Rabu, 29 Mei 2013

Susah Menjaga Konsistensi (Tanpa Ijazah)

Sistem dunia kerja yang kita tahu adalah outsourcing dan kontrak kerja. Masuk diminta ijazah, keluar diminta denda.

Saya gak mau bikin sistem begitu. Tidak manusiawi. Belakangan kondisi memaksa saya berpikir ke arah kontrak kerja. Perspektif baru muncul karena kekecewaan yang berulang-ulang. Kontrak kerja oke juga. Namun, dengan apa saya menahan mereka -yang melamar jadi pegawai-? Ijazah?

Apa perlunya lulusan SD atau SMP bekerja dengan modal ijazahnya? Saya butuh tenaga mereka. Saya kasih duit sebagai timbal baliknya. Tanpa mereka sadari, saya juga senang berbagi ilmu & pengalaman kerja. Ilmu menghitung, ilmu menganalisa, ilmu bikin prioritas. Sayangnya mereka melihat pendek. Sedikit yang bisa melihat panjang ke masa depan. Apa yang mereka kerjakan pada awalnya dan pada sebagian besar masa bekerjanya hanya pekerjaan yang menuntut tenaga fisik. Seiring dengan kefasihan mereka bekerja dan kesalahan-kesalahan yang terjadi di lapangan, mereka mendapat 'lebih'. Kelebihan itu yang namanya ilmu. Kelak ketika mereka mau buka usaha peternakan sendiri atau tempat makan sendiri, mereka sanggup melakukannya.
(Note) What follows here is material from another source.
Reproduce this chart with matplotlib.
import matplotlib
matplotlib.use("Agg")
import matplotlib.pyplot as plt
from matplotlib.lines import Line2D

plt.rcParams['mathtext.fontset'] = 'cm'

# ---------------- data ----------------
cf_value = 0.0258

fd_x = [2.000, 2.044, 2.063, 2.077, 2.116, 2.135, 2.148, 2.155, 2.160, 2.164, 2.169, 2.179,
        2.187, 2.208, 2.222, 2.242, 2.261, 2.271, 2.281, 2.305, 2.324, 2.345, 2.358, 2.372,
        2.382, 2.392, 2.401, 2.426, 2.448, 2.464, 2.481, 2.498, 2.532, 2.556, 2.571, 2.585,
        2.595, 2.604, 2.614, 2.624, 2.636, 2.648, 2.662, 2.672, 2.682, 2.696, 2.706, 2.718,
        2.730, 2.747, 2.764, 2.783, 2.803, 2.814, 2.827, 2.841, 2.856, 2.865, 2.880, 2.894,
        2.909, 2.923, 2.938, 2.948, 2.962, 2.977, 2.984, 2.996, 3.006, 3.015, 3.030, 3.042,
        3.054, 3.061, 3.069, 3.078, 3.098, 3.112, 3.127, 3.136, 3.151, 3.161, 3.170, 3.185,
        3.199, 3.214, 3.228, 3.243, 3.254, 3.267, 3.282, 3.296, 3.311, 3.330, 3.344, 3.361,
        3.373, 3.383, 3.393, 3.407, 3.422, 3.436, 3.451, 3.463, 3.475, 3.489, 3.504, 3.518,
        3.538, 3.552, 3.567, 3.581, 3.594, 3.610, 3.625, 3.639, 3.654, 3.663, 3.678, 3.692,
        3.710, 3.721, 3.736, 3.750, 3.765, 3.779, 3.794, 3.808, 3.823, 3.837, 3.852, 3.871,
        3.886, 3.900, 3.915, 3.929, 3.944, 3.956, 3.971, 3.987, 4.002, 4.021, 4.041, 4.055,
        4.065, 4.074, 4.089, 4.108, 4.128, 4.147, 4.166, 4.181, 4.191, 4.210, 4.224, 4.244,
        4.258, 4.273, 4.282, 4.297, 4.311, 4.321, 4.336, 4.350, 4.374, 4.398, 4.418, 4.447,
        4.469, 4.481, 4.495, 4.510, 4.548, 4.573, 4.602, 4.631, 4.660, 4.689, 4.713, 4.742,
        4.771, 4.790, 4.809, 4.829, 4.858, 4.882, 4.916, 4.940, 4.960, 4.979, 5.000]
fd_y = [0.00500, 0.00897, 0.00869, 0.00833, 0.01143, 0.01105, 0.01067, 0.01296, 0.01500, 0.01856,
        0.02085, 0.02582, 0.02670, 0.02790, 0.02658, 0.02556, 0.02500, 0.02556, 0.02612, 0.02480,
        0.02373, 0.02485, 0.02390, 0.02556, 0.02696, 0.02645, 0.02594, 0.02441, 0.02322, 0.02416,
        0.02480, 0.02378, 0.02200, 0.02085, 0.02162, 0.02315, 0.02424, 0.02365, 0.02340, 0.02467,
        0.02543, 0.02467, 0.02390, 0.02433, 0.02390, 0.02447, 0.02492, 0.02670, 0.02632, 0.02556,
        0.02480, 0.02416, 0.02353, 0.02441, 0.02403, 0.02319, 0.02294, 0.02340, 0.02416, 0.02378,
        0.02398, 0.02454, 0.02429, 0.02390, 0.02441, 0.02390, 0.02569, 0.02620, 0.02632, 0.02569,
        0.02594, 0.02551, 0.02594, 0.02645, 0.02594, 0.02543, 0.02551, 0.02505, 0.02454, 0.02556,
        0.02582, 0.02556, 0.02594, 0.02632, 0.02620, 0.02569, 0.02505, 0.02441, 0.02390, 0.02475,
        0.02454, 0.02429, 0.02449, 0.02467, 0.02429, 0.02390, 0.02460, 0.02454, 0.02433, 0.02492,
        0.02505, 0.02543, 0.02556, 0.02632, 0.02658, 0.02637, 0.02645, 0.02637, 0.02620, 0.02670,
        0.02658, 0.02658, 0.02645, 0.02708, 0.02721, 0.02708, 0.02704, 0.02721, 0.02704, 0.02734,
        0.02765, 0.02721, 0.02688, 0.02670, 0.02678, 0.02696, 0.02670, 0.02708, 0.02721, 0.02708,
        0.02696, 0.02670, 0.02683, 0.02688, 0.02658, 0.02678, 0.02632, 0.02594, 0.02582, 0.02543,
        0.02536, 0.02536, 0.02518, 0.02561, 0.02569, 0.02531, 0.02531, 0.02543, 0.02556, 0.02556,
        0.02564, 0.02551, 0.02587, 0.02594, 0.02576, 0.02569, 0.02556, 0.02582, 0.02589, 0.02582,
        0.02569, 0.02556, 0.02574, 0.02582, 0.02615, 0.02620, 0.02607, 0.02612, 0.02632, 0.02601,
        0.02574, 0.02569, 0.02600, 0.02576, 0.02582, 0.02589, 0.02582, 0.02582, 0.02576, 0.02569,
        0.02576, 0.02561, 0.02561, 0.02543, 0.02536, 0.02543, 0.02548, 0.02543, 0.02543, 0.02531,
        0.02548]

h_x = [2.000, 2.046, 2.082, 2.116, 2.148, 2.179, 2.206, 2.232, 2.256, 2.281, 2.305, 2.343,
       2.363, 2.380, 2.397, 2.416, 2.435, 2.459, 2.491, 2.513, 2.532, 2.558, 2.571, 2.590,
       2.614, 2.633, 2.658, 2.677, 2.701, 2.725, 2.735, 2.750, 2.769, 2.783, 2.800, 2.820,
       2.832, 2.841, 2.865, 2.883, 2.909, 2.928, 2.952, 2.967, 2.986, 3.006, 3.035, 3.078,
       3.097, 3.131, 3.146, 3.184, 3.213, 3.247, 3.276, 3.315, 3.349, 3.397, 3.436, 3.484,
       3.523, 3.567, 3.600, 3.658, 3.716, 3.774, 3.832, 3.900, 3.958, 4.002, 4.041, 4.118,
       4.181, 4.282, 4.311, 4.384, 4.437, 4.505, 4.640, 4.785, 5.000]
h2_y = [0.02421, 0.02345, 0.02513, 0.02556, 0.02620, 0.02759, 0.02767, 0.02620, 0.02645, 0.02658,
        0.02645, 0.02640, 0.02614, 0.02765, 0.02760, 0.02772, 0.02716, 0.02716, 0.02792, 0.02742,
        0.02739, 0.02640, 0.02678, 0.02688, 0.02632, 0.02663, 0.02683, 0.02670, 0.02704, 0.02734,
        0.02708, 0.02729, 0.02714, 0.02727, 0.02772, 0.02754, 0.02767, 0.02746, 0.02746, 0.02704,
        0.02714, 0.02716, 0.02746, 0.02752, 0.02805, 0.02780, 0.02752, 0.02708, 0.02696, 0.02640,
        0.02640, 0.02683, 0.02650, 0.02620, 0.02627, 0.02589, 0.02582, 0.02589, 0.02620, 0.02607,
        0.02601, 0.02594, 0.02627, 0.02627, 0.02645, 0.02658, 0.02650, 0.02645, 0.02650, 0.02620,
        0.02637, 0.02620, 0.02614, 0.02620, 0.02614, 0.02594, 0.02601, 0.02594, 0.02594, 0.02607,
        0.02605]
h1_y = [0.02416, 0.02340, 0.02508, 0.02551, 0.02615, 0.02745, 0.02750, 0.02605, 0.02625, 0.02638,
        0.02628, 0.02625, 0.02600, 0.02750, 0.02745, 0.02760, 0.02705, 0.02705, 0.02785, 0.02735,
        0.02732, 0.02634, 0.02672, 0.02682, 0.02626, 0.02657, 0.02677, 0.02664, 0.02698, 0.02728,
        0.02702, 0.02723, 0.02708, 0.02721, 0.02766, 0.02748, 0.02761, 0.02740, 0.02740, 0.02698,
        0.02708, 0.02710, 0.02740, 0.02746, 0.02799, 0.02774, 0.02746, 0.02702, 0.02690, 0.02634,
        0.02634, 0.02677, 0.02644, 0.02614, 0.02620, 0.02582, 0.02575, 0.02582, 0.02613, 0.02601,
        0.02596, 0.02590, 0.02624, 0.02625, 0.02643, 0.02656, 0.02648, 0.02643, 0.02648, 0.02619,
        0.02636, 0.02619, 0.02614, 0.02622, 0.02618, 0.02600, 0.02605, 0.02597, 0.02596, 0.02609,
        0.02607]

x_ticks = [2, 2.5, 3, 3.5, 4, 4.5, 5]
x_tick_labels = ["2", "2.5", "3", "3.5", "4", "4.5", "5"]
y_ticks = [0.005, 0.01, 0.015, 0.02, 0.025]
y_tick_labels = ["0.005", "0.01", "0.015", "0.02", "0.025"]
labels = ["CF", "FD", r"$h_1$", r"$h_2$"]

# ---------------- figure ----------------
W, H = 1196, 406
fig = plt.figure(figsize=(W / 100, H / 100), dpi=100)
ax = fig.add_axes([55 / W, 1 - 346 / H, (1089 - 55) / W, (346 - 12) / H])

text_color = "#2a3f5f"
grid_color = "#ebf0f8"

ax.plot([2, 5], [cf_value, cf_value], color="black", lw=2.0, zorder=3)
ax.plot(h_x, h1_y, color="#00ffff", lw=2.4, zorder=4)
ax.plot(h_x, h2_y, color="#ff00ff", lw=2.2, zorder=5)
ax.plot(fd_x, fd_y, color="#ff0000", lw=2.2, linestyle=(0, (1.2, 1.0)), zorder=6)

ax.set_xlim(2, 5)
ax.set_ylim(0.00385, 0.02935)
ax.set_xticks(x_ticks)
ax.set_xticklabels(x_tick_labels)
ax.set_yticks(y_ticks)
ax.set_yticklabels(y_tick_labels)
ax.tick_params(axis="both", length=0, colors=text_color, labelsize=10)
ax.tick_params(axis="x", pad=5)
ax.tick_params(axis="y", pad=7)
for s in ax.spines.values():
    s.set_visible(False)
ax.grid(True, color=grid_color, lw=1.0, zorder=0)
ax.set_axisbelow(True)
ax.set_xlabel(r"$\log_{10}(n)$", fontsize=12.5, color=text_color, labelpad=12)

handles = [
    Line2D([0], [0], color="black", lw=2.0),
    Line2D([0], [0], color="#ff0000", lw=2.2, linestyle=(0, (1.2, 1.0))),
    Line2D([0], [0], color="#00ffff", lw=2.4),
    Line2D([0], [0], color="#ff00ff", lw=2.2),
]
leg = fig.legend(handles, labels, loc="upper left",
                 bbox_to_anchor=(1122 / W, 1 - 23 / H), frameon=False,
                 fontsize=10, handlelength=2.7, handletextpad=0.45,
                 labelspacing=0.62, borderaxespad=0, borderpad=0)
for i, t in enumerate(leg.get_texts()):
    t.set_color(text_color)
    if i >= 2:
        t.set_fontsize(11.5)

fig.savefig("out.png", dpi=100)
Karate Kid membuktikan. Perbuatan yang dilakukan berulang-ulang tidak melulu membosankan bila dikerjakan sambil berpikir. Gerakan mengecat pagar naik turun bisa jadi gerakan melawan musuh. Gerakan mengelap dengan tangan berputar-putar di kap mobil terbukti bisa jadi gerakan menangkis serangan lawan.

Saya pikir juga begitu yang terjadi di Kolam dan di Kedai Lele saya. Pekerjaannya melelahkan: bergelut dengan yang kotor-kotor & bau anyir. Bekerja di Kedai Lele saya juga apalagi, bekerjanya dibawah tekanan konsumen. Memasak harus cepat tapi tepat. Wajah tetap ramah dan semuanya, bagaimanapun chaosnya, harus bersih.

Banyak pegawai-pegawai saya terdahulu menyerah. Tidak kuat kecapekan. Tidak sanggup kotor-kotoran. Tidak mau banyak dapat tanggungan pekerjaan.

Kadang saya bertanya-tanya. Apakah saya terlalu jauh mendorong mereka untuk bekerja atau otaknya pada gak kesampaian untuk melaksanakan tugasnya? Misteri kebodohan ini harus segera diselesaikan karena saya butuh pegawai dengan konsistensi yang baik. Bukan datang untuk pergi tiga hari kemudian.

Apa perlu lulusan SMA dan Universitas bekerja dengan modal ijazahnya? banyak yang masih menggangapnya perlu. Saya tidak. Tapi berdasarkan pengalaman saya, untuk sementara menahan ijazah adalah kunci semua masalah kepegawaian. Seandainya ada lulusan tingkat kampus mau bekerja dengan saya di peternakan, saya mau mengajaknya. Kalau saja ada lulusan universitas yang mau bekerja di dapur saya di Kedai Lele, saya pasti menerimanya. Saya minta ijazahnya. Saya tahan ijazahnya. Demi konsistensi.

Demi Tuhan.



2 komentar:

  1. Pemikiran yang keren

    BalasHapus
    Balasan
    1. hatur nuhun terima kasih :) sebenernya mikir gampang, bertindak yang susah.